The pork on Capitol Hill turned rancid as the House struck a blow for using the defense budget for defense — and not for jobs — Wednesday afternoon. That’s because it voted 233-198 against $450 million in funding for a second engine for the F-35 warplane.

It’s a switch from last year’s vote and shows that even the Pentagon isn’t immune to tightening federal coffers. What’s more surprising is that last year’s pro-second-engine vote came when the House was under Democratic control. Wednesday’s vote came in the now-GOP-controlled House, suggesting that Republicans — long viewed as being more pro-Pentagon than Democrats — see budget cuts as more vital than dubious military spending. Nonetheless, the move is a blow to House Speaker John Boehner, Republican of Ohio, whose state would garner thousands of jobs from building the engine.

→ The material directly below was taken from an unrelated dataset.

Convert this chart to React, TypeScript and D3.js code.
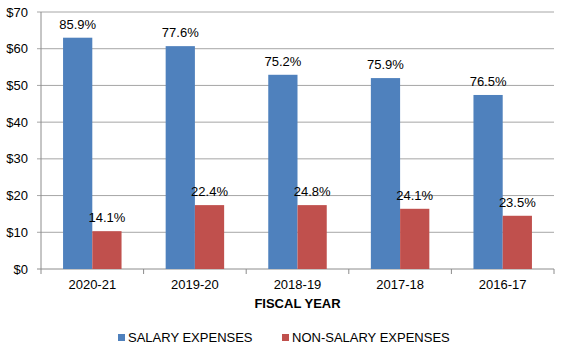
import { useEffect, useRef } from 'react';
import * as d3 from 'd3';

const years = ['2020-21', '2019-20', '2018-19', '2017-18', '2016-17'];
const salary = [63.0, 60.7, 52.9, 52.0, 47.4];
const nonSalary = [10.3, 17.4, 17.4, 16.4, 14.5];
const salaryPct = ['85.9%', '77.6%', '75.2%', '75.9%', '76.5%'];
const nonSalaryPct = ['14.1%', '22.4%', '24.8%', '24.1%', '23.5%'];
const yTicks = [0, 10, 20, 30, 40, 50, 60, 70];
const seriesNames = ['SALARY EXPENSES', 'NON-SALARY EXPENSES'];
const colors = ['#4F81BD', '#C0504D'];

export default function App() {
  const svgRef = useRef<SVGSVGElement>(null);

  useEffect(() => {
    if (!svgRef.current) return;
    const width = 564;
    const height = 351;
    const margin = { top: 12, right: 10, bottom: 82, left: 41 };
    const innerWidth = width - margin.left - margin.right;
    const innerHeight = height - margin.top - margin.bottom;
    const font = 'Liberation Sans, Arial, sans-serif';

    const svg = d3.select(svgRef.current);
    svg.selectAll('*').remove();

    const g = svg.append('g').attr('transform', `translate(${margin.left},${margin.top})`);

    const x0 = d3.scaleBand<string>().domain(years).range([0, innerWidth]).paddingInner(0.43).paddingOuter(0.215);
    const step = innerWidth / years.length;
    const x1 = d3.scaleBand<number>().domain([0, 1]).range([0, x0.bandwidth()]);
    const y = d3.scaleLinear().domain([0, 70]).range([innerHeight, 0]);

    // gridlines + y ticks
    g.selectAll('.grid')
      .data(yTicks)
      .enter()
      .append('line')
      .attr('x1', -4)
      .attr('x2', innerWidth)
      .attr('y1', (d) => y(d))
      .attr('y2', (d) => y(d))
      .attr('stroke', (d) => (d === 0 ? '#8c8c8c' : '#a6a6a6'))
      .attr('stroke-width', 1);

    g.selectAll('.ylabel')
      .data(yTicks)
      .enter()
      .append('text')
      .attr('x', -13)
      .attr('y', (d) => y(d))
      .attr('dy', '0.35em')
      .attr('text-anchor', 'end')
      .attr('font-family', font)
      .attr('font-size', 13)
      .attr('fill', '#000')
      .text((d) => `$${d}`);

    // y axis line
    g.append('line')
      .attr('x1', 0)
      .attr('x2', 0)
      .attr('y1', 0)
      .attr('y2', innerHeight)
      .attr('stroke', '#8c8c8c');

    // category ticks
    g.selectAll('.xtick')
      .data(d3.range(years.length + 1))
      .enter()
      .append('line')
      .attr('x1', (d) => d * step)
      .attr('x2', (d) => d * step)
      .attr('y1', innerHeight)
      .attr('y2', innerHeight + 5)
      .attr('stroke', '#8c8c8c');

    const groups = g
      .selectAll('.grp')
      .data(years)
      .enter()
      .append('g')
      .attr('transform', (d) => `translate(${x0(d)},0)`);

    [salary, nonSalary].forEach((vals, s) => {
      const labels = s === 0 ? salaryPct : nonSalaryPct;
      groups
        .append('rect')
        .attr('x', x1(s) || 0)
        .attr('width', x1.bandwidth())
        .attr('y', (_d, i) => y(vals[i]))
        .attr('height', (_d, i) => innerHeight - y(vals[i]))
        .attr('fill', colors[s]);
      groups
        .append('text')
        .attr('x', (x1(s) || 0) + x1.bandwidth() / 2)
        .attr('y', (_d, i) => y(vals[i]) - 9)
        .attr('text-anchor', 'middle')
        .attr('font-family', font)
        .attr('font-size', 13)
        .attr('fill', '#000')
        .text((_d, i) => labels[i]);
    });

    // x labels
    g.selectAll('.xlabel')
      .data(years)
      .enter()
      .append('text')
      .attr('x', (d) => (x0(d) || 0) + x0.bandwidth() / 2)
      .attr('y', innerHeight + 20)
      .attr('text-anchor', 'middle')
      .attr('font-family', font)
      .attr('font-size', 13)
      .attr('fill', '#000')
      .text((d) => d);

    g.append('text')
      .attr('x', innerWidth / 2)
      .attr('y', innerHeight + 39)
      .attr('text-anchor', 'middle')
      .attr('font-family', font)
      .attr('font-size', 13)
      .attr('font-weight', 'bold')
      .attr('fill', '#000')
      .text('FISCAL YEAR');

    // legend
    const legendX = [118, 282];
    seriesNames.forEach((name, i) => {
      svg
        .append('rect')
        .attr('x', legendX[i])
        .attr('y', 334)
        .attr('width', 7)
        .attr('height', 7)
        .attr('fill', colors[i]);
      svg
        .append('text')
        .attr('x', legendX[i] + 10)
        .attr('y', 342)
        .attr('font-family', font)
        .attr('font-size', 13)
        .attr('fill', '#000')
        .text(name);
    });
  }, []);

  return (
    <svg
      ref={svgRef}
      width={564}
      height={351}
      style={{ position: 'absolute', left: 0, top: 0, background: '#fff' }}
    />
  );
}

Defense Secretary Robert Gates called the second engine “an unnecessary and extravagant expense, particularly during a period of fiscal contraction.” Ryan Alexander, president of Taxpayers for Common Sense, said the vote should lead the House to “further scrutinize defense, entitlements and tax expenditures.”

The Pentagon has argued for years that it needs only a single manufacturer — in this case, Connecticut-based Pratt & Whitney — to build a power plant for the single-engine warplane. But boosters of General Electric’s competing design (teamed with Rolls-Royce) from GE strongholds in Ohio and Massachusetts have been playing the competition card to develop and fund their alternate engine. GE vowed to continue to fight for the program, which faces tough sledding in the Senate as well as a threatened veto from President Obama if it is included as part of the defense bill.

Building two engines will keep costs down due to competition, the second-engine backers maintain. It also would ensure the warplanes could keep flying if some flaw turned up in one engine design that forces the fleet with that engine to be grounded. While there is some merit to each notion, Pentagon officials have argued that the cost of developing the second engine — some $3 billion — isn’t worth the added cost.